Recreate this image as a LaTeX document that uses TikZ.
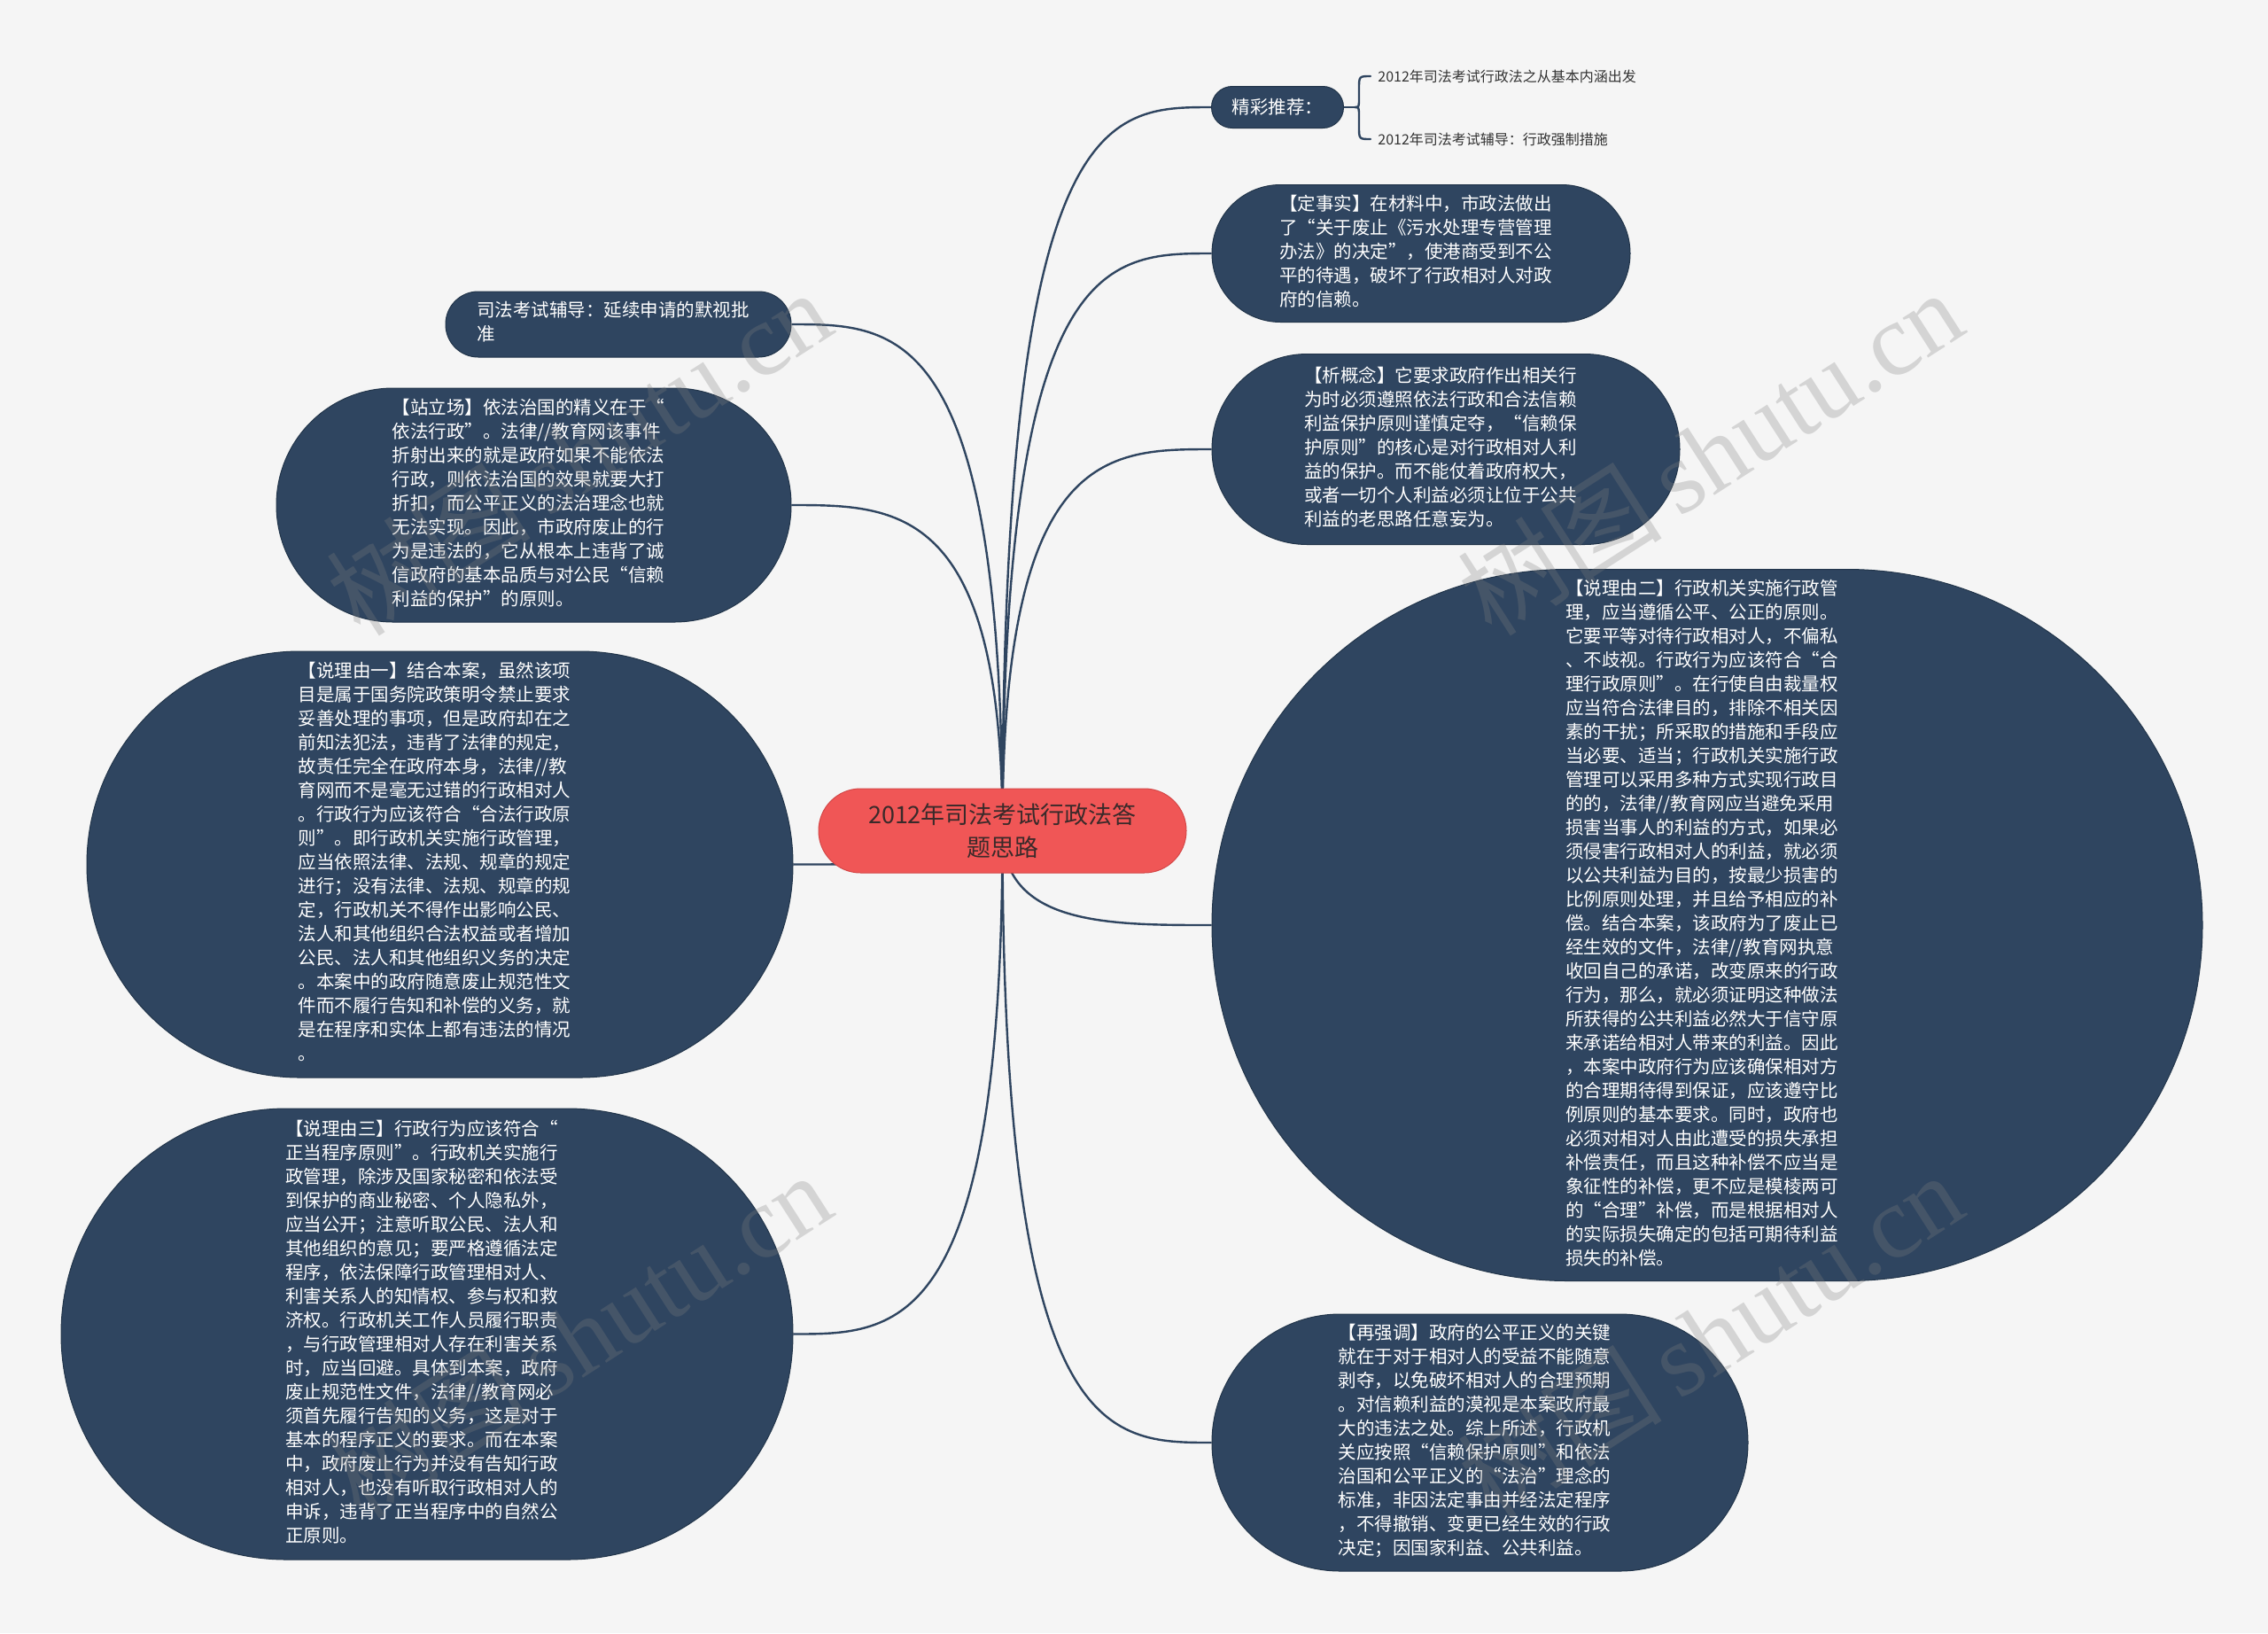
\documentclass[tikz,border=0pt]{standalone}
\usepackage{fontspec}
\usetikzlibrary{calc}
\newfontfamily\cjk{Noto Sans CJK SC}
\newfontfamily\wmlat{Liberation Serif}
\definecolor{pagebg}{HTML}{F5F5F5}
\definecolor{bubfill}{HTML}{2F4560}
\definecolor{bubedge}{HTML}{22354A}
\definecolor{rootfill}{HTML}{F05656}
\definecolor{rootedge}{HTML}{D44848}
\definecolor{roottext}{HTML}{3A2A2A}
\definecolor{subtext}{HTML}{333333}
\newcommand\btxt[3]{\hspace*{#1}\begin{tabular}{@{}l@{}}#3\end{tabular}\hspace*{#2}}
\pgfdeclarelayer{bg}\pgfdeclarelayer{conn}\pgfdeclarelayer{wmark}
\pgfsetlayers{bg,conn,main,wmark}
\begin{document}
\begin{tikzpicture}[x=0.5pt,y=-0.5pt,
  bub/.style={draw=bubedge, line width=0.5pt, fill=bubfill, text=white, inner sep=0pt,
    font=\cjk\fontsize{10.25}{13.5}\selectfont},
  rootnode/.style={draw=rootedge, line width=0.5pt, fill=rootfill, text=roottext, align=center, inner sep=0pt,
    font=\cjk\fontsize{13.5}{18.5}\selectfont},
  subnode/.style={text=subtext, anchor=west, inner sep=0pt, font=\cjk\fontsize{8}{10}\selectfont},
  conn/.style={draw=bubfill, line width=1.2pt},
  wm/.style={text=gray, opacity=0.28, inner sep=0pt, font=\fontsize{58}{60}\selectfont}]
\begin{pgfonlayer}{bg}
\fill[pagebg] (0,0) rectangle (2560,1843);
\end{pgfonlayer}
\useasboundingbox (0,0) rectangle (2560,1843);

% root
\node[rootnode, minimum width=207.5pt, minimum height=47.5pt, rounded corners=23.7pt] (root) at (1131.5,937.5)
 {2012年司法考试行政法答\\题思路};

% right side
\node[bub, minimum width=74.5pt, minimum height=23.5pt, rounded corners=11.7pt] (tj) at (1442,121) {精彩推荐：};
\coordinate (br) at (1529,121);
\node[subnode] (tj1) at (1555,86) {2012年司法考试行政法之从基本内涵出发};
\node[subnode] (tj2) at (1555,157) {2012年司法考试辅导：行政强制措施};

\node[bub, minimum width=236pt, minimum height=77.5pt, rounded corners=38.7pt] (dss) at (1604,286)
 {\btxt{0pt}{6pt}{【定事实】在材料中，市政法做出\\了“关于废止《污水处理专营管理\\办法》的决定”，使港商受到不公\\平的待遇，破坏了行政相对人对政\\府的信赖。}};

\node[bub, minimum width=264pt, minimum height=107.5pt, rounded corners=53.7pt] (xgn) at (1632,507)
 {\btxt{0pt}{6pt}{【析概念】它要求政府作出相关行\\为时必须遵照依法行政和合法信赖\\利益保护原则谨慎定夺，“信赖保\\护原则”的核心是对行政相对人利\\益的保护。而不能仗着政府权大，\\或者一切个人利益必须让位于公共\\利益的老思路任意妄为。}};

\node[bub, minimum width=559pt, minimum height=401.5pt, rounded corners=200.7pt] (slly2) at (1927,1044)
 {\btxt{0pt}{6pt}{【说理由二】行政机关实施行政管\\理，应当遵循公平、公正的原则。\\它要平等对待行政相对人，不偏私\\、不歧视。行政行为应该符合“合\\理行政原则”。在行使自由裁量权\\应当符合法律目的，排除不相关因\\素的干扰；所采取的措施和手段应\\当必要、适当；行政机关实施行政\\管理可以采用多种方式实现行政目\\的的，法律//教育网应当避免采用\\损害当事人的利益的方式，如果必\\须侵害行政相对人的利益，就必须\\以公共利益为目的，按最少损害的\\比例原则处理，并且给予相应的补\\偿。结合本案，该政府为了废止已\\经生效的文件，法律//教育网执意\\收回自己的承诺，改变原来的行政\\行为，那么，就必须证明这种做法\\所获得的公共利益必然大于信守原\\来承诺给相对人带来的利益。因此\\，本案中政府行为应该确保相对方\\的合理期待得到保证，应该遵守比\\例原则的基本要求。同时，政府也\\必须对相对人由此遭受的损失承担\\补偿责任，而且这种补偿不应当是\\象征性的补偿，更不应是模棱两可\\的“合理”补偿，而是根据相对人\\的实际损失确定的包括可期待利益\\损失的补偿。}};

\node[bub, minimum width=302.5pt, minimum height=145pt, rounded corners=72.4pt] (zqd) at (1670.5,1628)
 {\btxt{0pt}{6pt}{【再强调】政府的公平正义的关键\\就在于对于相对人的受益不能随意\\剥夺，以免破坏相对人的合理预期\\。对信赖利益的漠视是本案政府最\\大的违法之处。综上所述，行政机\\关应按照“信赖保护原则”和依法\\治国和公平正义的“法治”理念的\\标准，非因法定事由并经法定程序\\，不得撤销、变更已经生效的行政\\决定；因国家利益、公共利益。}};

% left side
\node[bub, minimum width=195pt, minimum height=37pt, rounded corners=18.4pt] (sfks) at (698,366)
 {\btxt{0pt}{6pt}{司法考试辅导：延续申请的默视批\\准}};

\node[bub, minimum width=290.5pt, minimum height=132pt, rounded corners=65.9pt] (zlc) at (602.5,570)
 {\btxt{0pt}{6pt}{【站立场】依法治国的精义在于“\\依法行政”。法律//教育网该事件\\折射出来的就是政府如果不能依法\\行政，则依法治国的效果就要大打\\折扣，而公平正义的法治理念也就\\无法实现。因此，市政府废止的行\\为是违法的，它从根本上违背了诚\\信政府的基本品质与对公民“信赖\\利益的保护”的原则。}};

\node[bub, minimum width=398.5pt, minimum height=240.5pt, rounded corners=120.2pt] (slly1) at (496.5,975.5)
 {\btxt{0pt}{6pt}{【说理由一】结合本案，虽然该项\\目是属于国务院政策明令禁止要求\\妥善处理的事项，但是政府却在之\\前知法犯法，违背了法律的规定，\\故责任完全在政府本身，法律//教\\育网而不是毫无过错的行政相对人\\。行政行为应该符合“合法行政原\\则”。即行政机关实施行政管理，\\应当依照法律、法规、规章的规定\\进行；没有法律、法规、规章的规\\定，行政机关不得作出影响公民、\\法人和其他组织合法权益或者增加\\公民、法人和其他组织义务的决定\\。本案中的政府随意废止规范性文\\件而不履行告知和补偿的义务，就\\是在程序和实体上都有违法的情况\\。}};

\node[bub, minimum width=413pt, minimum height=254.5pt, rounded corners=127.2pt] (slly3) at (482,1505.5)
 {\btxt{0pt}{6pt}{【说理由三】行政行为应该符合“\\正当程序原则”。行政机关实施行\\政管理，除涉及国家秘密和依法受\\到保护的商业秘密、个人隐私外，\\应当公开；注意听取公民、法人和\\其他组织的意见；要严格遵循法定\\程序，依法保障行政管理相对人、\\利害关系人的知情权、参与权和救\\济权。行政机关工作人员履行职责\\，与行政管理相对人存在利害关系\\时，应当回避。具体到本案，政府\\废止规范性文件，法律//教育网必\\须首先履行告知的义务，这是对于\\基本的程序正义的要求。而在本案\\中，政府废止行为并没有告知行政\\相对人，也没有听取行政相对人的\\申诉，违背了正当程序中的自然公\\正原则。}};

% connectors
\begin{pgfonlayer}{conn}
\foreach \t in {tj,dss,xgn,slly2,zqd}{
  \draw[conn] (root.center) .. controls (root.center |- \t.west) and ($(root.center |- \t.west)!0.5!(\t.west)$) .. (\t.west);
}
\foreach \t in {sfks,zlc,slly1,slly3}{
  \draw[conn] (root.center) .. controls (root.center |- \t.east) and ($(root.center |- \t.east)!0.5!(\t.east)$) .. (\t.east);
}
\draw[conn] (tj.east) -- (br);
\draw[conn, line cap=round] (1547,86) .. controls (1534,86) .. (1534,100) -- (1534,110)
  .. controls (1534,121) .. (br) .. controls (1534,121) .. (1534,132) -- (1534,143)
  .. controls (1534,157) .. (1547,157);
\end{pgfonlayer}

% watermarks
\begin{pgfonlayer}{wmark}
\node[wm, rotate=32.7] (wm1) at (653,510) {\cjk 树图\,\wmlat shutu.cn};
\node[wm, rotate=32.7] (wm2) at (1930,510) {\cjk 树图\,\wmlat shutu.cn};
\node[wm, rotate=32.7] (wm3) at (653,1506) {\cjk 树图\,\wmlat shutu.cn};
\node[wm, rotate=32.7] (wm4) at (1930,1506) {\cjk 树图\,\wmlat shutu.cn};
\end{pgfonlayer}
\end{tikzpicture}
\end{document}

################

The task: Starting at the top of the listing above, please restate word for word each line up to and including the one that holds "(tj2) at (1555,157)", omitting every image.

Complete response:
Recreate this image as a LaTeX document that uses TikZ.
\documentclass[tikz,border=0pt]{standalone}
\usepackage{fontspec}
\usetikzlibrary{calc}
\newfontfamily\cjk{Noto Sans CJK SC}
\newfontfamily\wmlat{Liberation Serif}
\definecolor{pagebg}{HTML}{F5F5F5}
\definecolor{bubfill}{HTML}{2F4560}
\definecolor{bubedge}{HTML}{22354A}
\definecolor{rootfill}{HTML}{F05656}
\definecolor{rootedge}{HTML}{D44848}
\definecolor{roottext}{HTML}{3A2A2A}
\definecolor{subtext}{HTML}{333333}
\newcommand\btxt[3]{\hspace*{#1}\begin{tabular}{@{}l@{}}#3\end{tabular}\hspace*{#2}}
\pgfdeclarelayer{bg}\pgfdeclarelayer{conn}\pgfdeclarelayer{wmark}
\pgfsetlayers{bg,conn,main,wmark}
\begin{document}
\begin{tikzpicture}[x=0.5pt,y=-0.5pt,
  bub/.style={draw=bubedge, line width=0.5pt, fill=bubfill, text=white, inner sep=0pt,
    font=\cjk\fontsize{10.25}{13.5}\selectfont},
  rootnode/.style={draw=rootedge, line width=0.5pt, fill=rootfill, text=roottext, align=center, inner sep=0pt,
    font=\cjk\fontsize{13.5}{18.5}\selectfont},
  subnode/.style={text=subtext, anchor=west, inner sep=0pt, font=\cjk\fontsize{8}{10}\selectfont},
  conn/.style={draw=bubfill, line width=1.2pt},
  wm/.style={text=gray, opacity=0.28, inner sep=0pt, font=\fontsize{58}{60}\selectfont}]
\begin{pgfonlayer}{bg}
\fill[pagebg] (0,0) rectangle (2560,1843);
\end{pgfonlayer}
\useasboundingbox (0,0) rectangle (2560,1843);

% root
\node[rootnode, minimum width=207.5pt, minimum height=47.5pt, rounded corners=23.7pt] (root) at (1131.5,937.5)
 {2012年司法考试行政法答\\题思路};

% right side
\node[bub, minimum width=74.5pt, minimum height=23.5pt, rounded corners=11.7pt] (tj) at (1442,121) {精彩推荐：};
\coordinate (br) at (1529,121);
\node[subnode] (tj1) at (1555,86) {2012年司法考试行政法之从基本内涵出发};
\node[subnode] (tj2) at (1555,157) {2012年司法考试辅导：行政强制措施};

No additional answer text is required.